La représentante d'Amnesty International a estimé que l'Algérie devrait franchir le dernier pas vers l'abolition, pure et simple, de la peine de mort. Et de regretter l'absence de coalition contre la peine de mort, en Algérie. Pourtant, dit-elle, ce genre de coalition existe, déjà, en Tunisie et au Maroc.

Pour Hassina Oussedik, l'argument avancé par notre Etat, selon lequel l'opinion publique n'est pas prête, ne justifie pas toujours, cet état de fait. Tout en affirmant que cet argument est infondé, elle rappelle que l'opinion publique n'a, à aucun moment, réclamé la peine de mort, durant la décennie noire, pourtant de graves violations des droits humains ont été commises, dit-elle. La conférencière a, également, estimé que parfois les Etats instrumentalisent la peine de mort à des fins politiques, notamment contre leurs opposants. Suite à un débat entre la représentante d'Amnesty et les journalistes, la conférencière a précisé qu'Amnesty n'est pas pour l'impunité des actes criminels, mais contre la condamnation à mort. «Il y a d'autres moyens de punitions, mais on est contre cette barbarie », dit-elle. Et d'affirmer qu'il ne faut jamais négliger les erreurs judiciaires, et le fait que parfois la réalité judiciaire est injuste et discriminatoire. « La majorité des personnes passibles de la peine de mort, aux Etats-Unis, sont des Afro-américains et des Latinos qui n'ont pas les moyens de se payer de grands avocats», dit-elle. Et de souligner que «la peine capitale est irréversible».

Hassina Oussedik a appelé à la mobilisation des associations des droits de l'Homme, les journalistes, les intellectuels pour l'abolition de la peine de mort, par crainte que ceux qui sont dans les « couloirs de la mort» soient exécutés, en cas de changement de régime. Elle a, également, regretté le fait que l'abolition de la peine de mort n'a pas figuré dans la nouvelle constitution. La conférencière a, à plusieurs reprises, rappelé l'horreur et l'injustice des condamnations à mort, qui selon elle, sont ancrées, dans notre mémoire collective, en citant les jeunes femmes et hommes qui ont été exécutés, durant la guerre de Libération nationale !

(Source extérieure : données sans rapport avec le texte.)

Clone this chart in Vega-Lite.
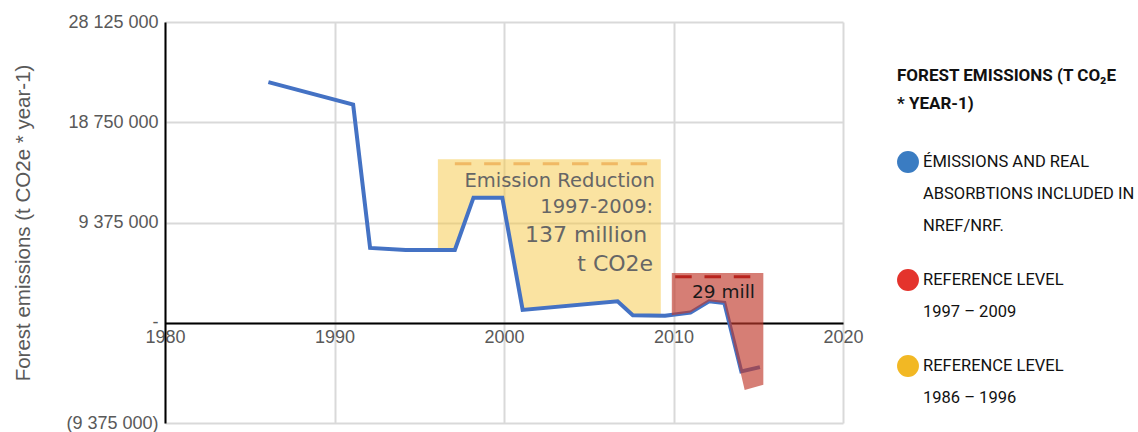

Selon Amnesty International, l'année 2015 a été caractérisée par une envolée du nombre d'exécutions, dans le monde. Cette organisation internationale a constaté que l'Arabie Saoudite, l'Iran, le Pakistan étaient, en grande partie, responsables de cette envolée. Au moins 1.634 personnes ont été exécutées en 2015, soit une hausse de 50 %, par rapport à l'année précédente.